Results and Performance Metrics

Model Validation

from sklearn.metrics import silhouette_score, calinski_harabasz_score

def validate_clustering(df, feature_columns):
    """
    Validate clustering performance
    """
    X = df[feature_columns].fillna(0)
    scaler = StandardScaler()
    X_scaled = scaler.fit_transform(X)
    
    # Test different cluster numbers
    cluster_range = range(2, 11)
    silhouette_scores = []
    ch_scores = []
    
    for n_clusters in cluster_range:
        kmeans = KMeans(n_clusters=n_clusters, random_state=42)
        labels = kmeans.fit_predict(X_scaled)
        
        sil_score = silhouette_score(X_scaled, labels)
        ch_score = calinski_harabasz_score(X_scaled, labels)
        
        silhouette_scores.append(sil_score)
        ch_scores.append(ch_score)
    
    # Find optimal number of clusters
    optimal_k = cluster_range[np.argmax(silhouette_scores)]
    
    print(f"Optimal number of clusters: {optimal_k}")
    print(f"Best silhouette score: {max(silhouette_scores):.3f}")
    
    return optimal_k, silhouette_scores, ch_scores

# Validate clustering
feature_cols = ['log_market_cap', 'log_total_volume', 'volatility_24h', 'price_change_percentage_24h']
optimal_k, sil_scores, ch_scores = validate_clustering(final_df, feature_cols)

Conclusion

Cryptocurrency clustering analysis with Ollama provides a powerful framework for understanding crypto market dynamics.
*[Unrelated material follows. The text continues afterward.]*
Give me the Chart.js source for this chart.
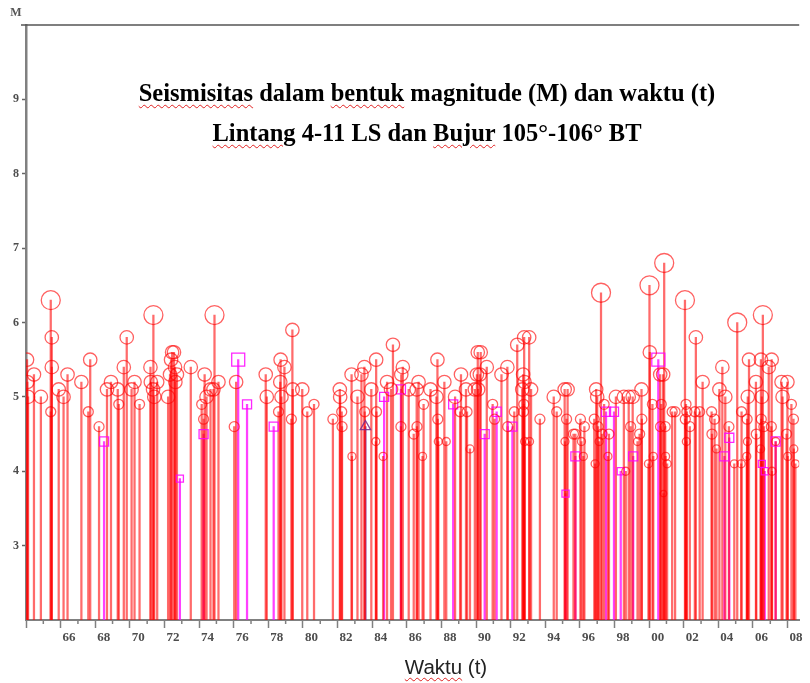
<!DOCTYPE html>
<html>
<head>
<meta charset="utf-8">
<script src="https://cdn.jsdelivr.net/npm/chart.js@4.4.1/dist/chart.umd.min.js"></script>
<style>
  html, body { margin: 0; padding: 0; background: #fff; overflow: hidden; }
  #wrap { position: relative; width: 810px; height: 683px; }
  #chart { position: absolute; left: 0; top: 0; }
  .ttl {
    position: absolute; left: 0; width: 854px; text-align: center;
    font-family: "Liberation Serif", "Times New Roman", serif; font-weight: bold;
    font-size: 24.5px; line-height: 30px; color: #000; white-space: nowrap;
  }
  .xlab {
    position: absolute; left: 0; width: 892px; top: 655px; text-align: center;
    font-family: "Liberation Sans", Arial, sans-serif; font-size: 20.5px; color: #222;
  }
  .spell { text-decoration: underline wavy #e02020; text-decoration-thickness: 1px; text-underline-offset: 3px; }
</style>
</head>
<body>
<div id="wrap">
  <canvas id="chart" width="810" height="683"></canvas>
  <div class="ttl" style="top:78px"><span class="spell">Seismisitas</span> dalam <span class="spell">bentuk</span> magnitude (M) dan waktu (t)</div>
  <div class="ttl" style="top:118px"><span class="spell">Lintang</span> 4-11 LS dan <span class="spell">Bujur</span> 105°-106° BT</div>
  <div class="xlab"><span class="spell">Waktu</span> (t)</div>
</div>
<script>
// Earthquake events (time in years, magnitude M)
const circleYears = [
  1964.06, 1964.08, 1964.12, 1964.46, 1964.86, 1965.43, 1965.49, 1965.49, 1965.43, 1965.89,
  1966.17, 1966.40, 1967.20, 1967.71, 1967.60, 1968.22, 1968.68, 1968.91, 1969.30, 1969.36,
  1969.65, 1969.82, 1970.10, 1970.27, 1970.56, 1971.19, 1971.36, 1971.21, 1971.34, 1971.41,
  1971.58, 1972.21, 1972.32, 1972.44, 1972.38,
  1972.55, 1972.61, 1972.72, 1972.63, 1973.52, 1974.32, 1974.15, 1974.26, 1974.43, 1974.66,
  1974.89, 1975.12, 1974.83, 1976.14, 1976.03, 1977.85, 1977.91, 1978.71, 1978.93, 1978.69,
  1978.76, 1978.59, 1979.39, 1979.41, 1979.33, 1979.96, 1980.25, 1980.64,
  1981.73, 1982.13, 1982.15, 1982.24, 1982.26, 1982.81, 1982.83, 1983.15, 1983.38, 1983.55,
  1983.57, 1984.23, 1983.95, 1984.25, 1984.21, 1984.63, 1984.86, 1985.20, 1985.09, 1985.66,
  1985.77, 1985.68, 1986.11, 1986.68, 1986.57, 1986.59, 1986.40, 1986.97, 1986.91, 1987.37,
  1987.77, 1987.71, 1987.79, 1987.82, 1988.17, 1988.28, 1988.79, 1989.13, 1989.08, 1989.48,
  1989.65, 1989.42, 1989.93, 1990.10, 1990.05,
  1990.27, 1990.22, 1990.62, 1990.12, 1990.96, 1991.07, 1991.47, 1991.81, 1991.83, 1992.21,
  1992.38, 1992.78, 1993.07, 1992.72, 1992.80, 1992.67, 1993.18, 1992.76, 1992.74, 1992.81,
  1993.09, 1993.69, 1994.49, 1994.66, 1995.12, 1995.29, 1995.23, 1995.14, 1995.63, 1995.74,
  1996.03, 1996.26, 1996.09, 1996.20, 1996.94, 1997.00, 1997.22, 1996.83, 1997.05, 1996.88,
  1997.11, 1997.28, 1997.62, 1997.68, 1997.40, 1998.08, 1998.54, 1998.82, 1998.65, 1998.93,
  2000.02, 2000.87, 2000.04, 2000.64, 2000.81, 1999.56, 1999.05, 2000.19, 2000.70, 2001.33,
  2001.50, 1999.58, 1999.45, 1999.33, 1999.96, 2000.24, 2000.66, 2000.93, 2000.95, 2001.04,
  2000.83, 2002.07, 2002.70, 2003.09, 2002.13, 2002.18, 2002.09, 2002.15, 2002.35, 2002.64,
  2002.92, 2003.61, 2003.78, 2003.63, 2003.89, 2004.23, 2004.06, 2004.40, 2004.61, 2004.92,
  2005.32, 2005.09, 2005.34, 2005.66, 2005.68, 2005.64, 2005.77, 2006.46, 2007.08, 2006.57,
  2006.17, 2005.70, 2006.51, 2006.91, 2006.48, 2006.63, 2006.19, 2006.44, 2007.10, 2007.06,
  2007.31, 2007.65, 2007.99, 2007.71, 2008.22, 2008.34, 2007.94, 2008.36, 2008.01, 2008.45
];
const circleMags = [
  5.5, 5.2, 5.0, 5.3, 5.0, 6.3, 5.8, 5.4, 4.8, 5.1,
  5.0, 5.3, 5.2, 5.5, 4.8, 4.6, 5.1, 5.2, 5.1, 4.9,
  5.4, 5.8, 5.1, 5.2, 4.9, 5.4, 6.1, 5.2, 5.1, 5.0,
  5.2, 5.0, 5.3, 5.6, 5.5,
  5.6, 5.4, 5.3, 5.2, 5.4, 5.3, 4.9, 4.7, 5.0, 5.1,
  6.1, 5.2, 5.1, 5.2, 4.6, 5.3, 5.0, 5.5, 5.4, 5.2,
  5.0, 4.8, 5.9, 5.1, 4.7, 5.1, 4.8, 4.9,
  4.7, 5.1, 5.0, 4.8, 4.6, 5.3, 4.2, 5.0, 5.3, 5.4,
  4.8, 5.5, 5.1, 4.8, 4.4, 4.2, 5.2, 5.7, 5.1, 4.6,
  5.4, 5.3, 5.1, 5.2, 5.1, 4.6, 4.5, 4.9, 4.2, 5.1,
  5.5, 5.0, 4.7, 4.4, 5.2, 4.4, 5.0, 5.3, 4.8, 4.8,
  4.3, 5.1, 5.1, 5.6, 5.3,
  5.6, 5.3, 5.4, 5.1, 4.9, 4.7, 5.3, 5.4, 4.6, 4.8,
  5.7, 5.8, 5.8, 5.3, 5.2, 5.1, 5.1, 4.9, 4.8, 4.4,
  4.4, 4.7, 5.0, 4.8, 5.1, 5.1, 4.7, 4.4, 4.5, 4.5,
  4.7, 4.6, 4.4, 4.2, 5.1, 5.0, 6.4, 4.7, 4.6, 4.1,
  4.4, 4.5, 4.2, 4.5, 4.9, 5.0, 5.0, 5.0, 4.0, 4.6,
  6.5, 6.8, 5.6, 5.3, 5.3, 5.1, 5.0, 4.9, 4.9, 4.8,
  4.8, 4.7, 4.5, 4.4, 4.1, 4.2, 4.6, 4.6, 4.2, 4.1,
  3.7, 6.3, 5.8, 5.2, 4.9, 4.8, 4.7, 4.4, 4.6, 4.8,
  4.8, 4.8, 4.7, 4.5, 4.3, 5.4, 5.1, 5.0, 4.6, 4.1,
  4.1, 6.0, 4.8, 4.7, 4.4, 4.2, 5.5, 5.5, 5.5, 6.1,
  5.2, 5.0, 5.0, 5.4, 4.7, 4.6, 4.5, 4.3, 4.0, 4.6,
  4.4, 5.2, 5.2, 5.0, 4.9, 4.7, 4.5, 4.3, 4.2, 4.1
];
const squareYears = [
  1968.51, 1972.89, 1974.26, 1976.26, 1976.77, 1978.31, 1984.69, 1985.66, 1988.68, 1990.50,
  1991.19, 1992.10, 1995.17, 1995.74, 1997.51, 1997.97, 1998.36, 1999.08, 2000.53, 2004.63,
  2004.35, 2006.51, 2006.68, 2007.31
];
const squareMags = [
  4.4, 3.9, 4.5, 5.5, 4.9, 4.6, 5.0, 5.1, 4.9, 4.5,
  4.8, 4.6, 3.7, 4.2, 4.8, 4.8, 4.0, 4.2, 5.5, 4.45,
  4.2, 4.1, 4.0, 4.4
];
const triangleYears = [1983.61];
const triangleMags = [4.6];

const yMin = 2, yMax = 10;
const xMin = 1964, xMax = 2008.67;
const yTickLabels = [3, 4, 5, 6, 7, 8, 9];

const toPoints = (xs, ys) => xs.map((x, i) => ({ x: x, y: ys[i] }));
const circles = toPoints(circleYears, circleMags);
const squares = toPoints(squareYears, squareMags);
const triangles = toPoints(triangleYears, triangleMags);

function circleRadius(m) {
    if (m >= 6) return 9.5;
    if (m >= 5) return 6.7;
    if (m >= 4.5) return 5;
    if (m >= 4) return 4;
    return 3.2;
}
function squareRadius(m) {
    if (m >= 5.5) return 9.2;
    if (m >= 4.2) return 6.4;
    return 5;
}

// top frame line, "M" label and short minor ticks on the time axis
const framePlugin = {
    id: 'frame',
    afterDraw(chart) {
        const c = chart.ctx;
        const area = chart.chartArea;
        const xs = chart.scales.x;
        c.save();
        c.strokeStyle = '#555';
        c.lineWidth = 1.5;
        c.beginPath();
        c.moveTo(area.left - 5, area.top);
        c.lineTo(area.right, area.top);
        c.stroke();

        c.strokeStyle = '#808080';
        c.lineWidth = 1.5;
        for (let yr = xMin + 1; yr <= xMax; yr += 2) {
            const px = xs.getPixelForValue(yr);
            c.beginPath();
            c.moveTo(px, area.bottom);
            c.lineTo(px, area.bottom + 4);
            c.stroke();
        }

        c.fillStyle = '#555';
        c.font = 'bold 12px "Liberation Serif", serif';
        c.textAlign = 'center';
        c.textBaseline = 'middle';
        c.fillText('M', 16, 13);
        c.restore();
    }
};

const ctx = document.getElementById('chart').getContext('2d');
new Chart(ctx, {
    type: 'scatter',
    data: {
        datasets: [
            {
                type: 'bar', data: circles, backgroundColor: 'rgba(255, 0, 0, 0.58)',
                barThickness: 1.6, grouped: false, order: 3
            },
            {
                type: 'bar', data: squares, backgroundColor: 'rgba(255, 0, 255, 0.75)',
                barThickness: 1.6, grouped: false, order: 3
            },
            {
                type: 'bar', data: triangles, backgroundColor: 'rgba(120, 40, 140, 0.8)',
                barThickness: 1.6, grouped: false, order: 3
            },
            {
                type: 'scatter', data: circles, pointStyle: 'circle',
                pointRadius: c => circleRadius(c.raw.y),
                pointBorderColor: 'rgba(255, 0, 0, 0.62)',
                pointBackgroundColor: 'rgba(0, 0, 0, 0)',
                pointBorderWidth: 1.3, order: 1
            },
            {
                type: 'scatter', data: squares, pointStyle: 'rect',
                pointRadius: c => squareRadius(c.raw.y),
                pointBorderColor: 'rgba(255, 0, 255, 0.85)',
                pointBackgroundColor: 'rgba(0, 0, 0, 0)',
                pointBorderWidth: 1.3, order: 1
            },
            {
                type: 'scatter', data: triangles, pointStyle: 'triangle',
                pointRadius: 6,
                pointBorderColor: 'rgba(120, 40, 140, 0.85)',
                pointBackgroundColor: 'rgba(0, 0, 0, 0)',
                pointBorderWidth: 1.3, order: 1
            }
        ]
    },
    options: {
        responsive: false,
        animation: false,
        layout: { padding: { top: 25, left: 0, right: 0, bottom: 0 } },
        plugins: {
            legend: { display: false },
            tooltip: { enabled: false }
        },
        scales: {
            x: {
                type: 'linear',
                min: xMin,
                max: xMax,
                offset: false,
                afterFit: s => { s.height = 63; },
                border: { color: '#808080', width: 2 },
                grid: {
                    drawOnChartArea: false,
                    offset: false,
                    tickLength: 8,
                    tickWidth: 1.5,
                    tickColor: c => (c.tick && c.tick.value % 2 === 0) ? '#808080' : 'rgba(0,0,0,0)'
                },
                ticks: {
                    stepSize: 1,
                    autoSkip: false,
                    includeBounds: false,
                    maxRotation: 0,
                    align: 'start',
                    labelOffset: 2,
                    padding: 2,
                    color: '#4d4d4d',
                    font: { family: '"Liberation Serif", serif', size: 13, weight: 'bold' },
                    callback: v => (v % 2 === 0 && v >= 1966) ? String(v % 100).padStart(2, '0') : ''
                }
            },
            y: {
                min: yMin,
                max: yMax,
                afterFit: s => { s.width = 26; },
                border: { color: '#808080', width: 2.5 },
                grid: {
                    drawOnChartArea: false,
                    tickLength: 4,
                    tickWidth: 1.5,
                    tickColor: c => (c.tick && yTickLabels.includes(c.tick.value)) ? '#666' : 'rgba(0,0,0,0)'
                },
                ticks: {
                    stepSize: 1,
                    padding: 3,
                    color: '#4d4d4d',
                    font: { family: '"Liberation Serif", serif', size: 12, weight: 'bold' },
                    callback: v => yTickLabels.includes(v) ? String(v) : ''
                }
            }
        }
    },
    plugins: [framePlugin]
});
</script>
</body>
</html>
By combining numerical analysis with semantic classification, you can identify investment opportunities, track market trends, and build optimized portfolios.

Key takeaways:

Ollama enables local, privacy-focused crypto analysis
Hybrid clustering combines quantitative and qualitative insights
Real-time monitoring helps capture market changes
Proper validation ensures reliable results

Next steps:

Implement automated rebalancing based on cluster changes
Integrate with trading APIs for live portfolio management
Expand analysis to include social sentiment data
Build custom Ollama models for crypto-specific tasks

Start your cryptocurrency clustering analysis today and transform market chaos into actionable intelligence.